The way users currently interact with device screens is entirely two-dimensional, Tan notes, as opposed to a multisensory experience.
Tan’s vision, and that of the small but growing field of computer haptics, is to “fully engage the sense of touch in user-device interaction.”
Haptics researchers are investigating a range of tactile-feedback mechanisms that involve both hardware and software. Some are based on skin-receptor stimulation, others on muscle-receptor stimulation. The work is heavily interdisciplinary. In the case of vibration feedback, for example, it involves electronic engineering and mechanics, as well as knowledge about human sensitivity to various vibration frequencies.
In the case of haptic keyboards, the key-click feedback is not just symbolic or abstract: It simulates the feeling of pressing a key. One method is to put a layer of material under the glass that bends under electric voltage, which, in turn, bends the glass ever so slightly to simulate a key click.
Tan’s Human-Computer Interaction group has developed a number of prototypes that produce haptic keyboard feedback. In a recent research paper, she and Jin Ryong Kim, a graduate student at Purdue, showed that haptic keyboards are far superior to conventional on-screen keyboards in terms of typing speed and accuracy.
Tan’s group also is working on haptic approaches that simulate sticky and smooth sensations. This can be accomplished through electrovibration—alternating voltage applied to the glass surface—to change the friction between the fingertip and the screen.
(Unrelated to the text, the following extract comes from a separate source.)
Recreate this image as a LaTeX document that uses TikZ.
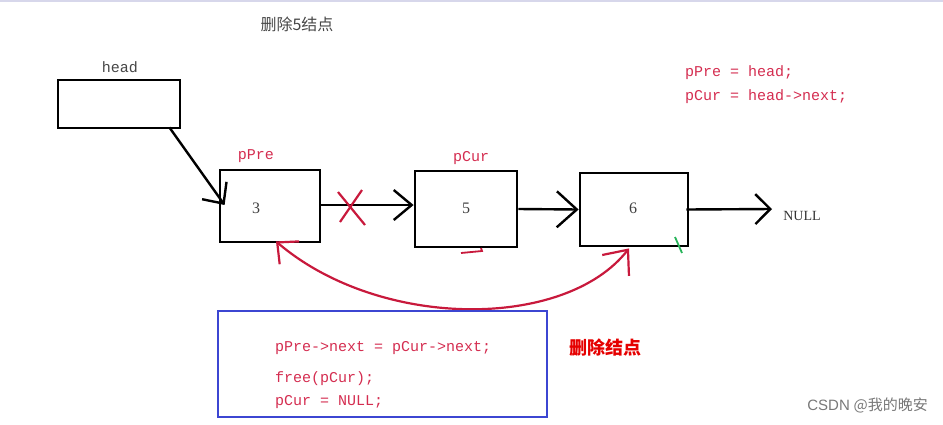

So how will haptics change the computing experience?
“It’s all up to the imagination right now,” Tan says. “We haven’t really designed anything that has become mainstream enough.”
The field has come a long way since 1996, when Tan earned her Ph.D. and had to explain the term “haptics” in her job talks at various computer-science and engineering departments. That was only a couple of years after the first computer-haptics symposium.
“We’ve made a lot of progress since then, because now everybody has some notion of what haptics is,” she says. “At the time, pursuing a career in haptics research was a huge risk.”
But in many ways, the field is still in its infancy.
“It’s not growing as fast as I would hope,” Tan says. “The burden is on those of us who are working on it to really show the value of the work.”
One group likely to welcome advances in computer haptics: people with sensory impairments. Tan sees tremendous prospects for haptics to help not only people living with sight loss, but any person.
“My philosophy,” she says, “is to design something that’s so universal—that’s useful to everybody—that everybody benefits.”
Tan cites the example of corner cutouts on sidewalk curbs, which were intended to help wheelchair users but have proven valuable to many other people, including delivery drivers with dollies and parents pushing strollers.
“If we really design multimodally, I think everybody benefits,” she says. “Then it’s truly useful to people with hearing or visual impairments because it’s all built into the same product.”
Tan has started interacting closely with the Accessibility group at Microsoft, which provides her with insights into how blind people read maps, for example, or navigate a space. She also communicates with designers throughout the company on how haptics might help improve everyday interactions between people and their loved ones over a distance.
“I don’t think anybody has the killer app yet,” Tan says. “We’re just trying lots of different things and seeing how people respond to them.”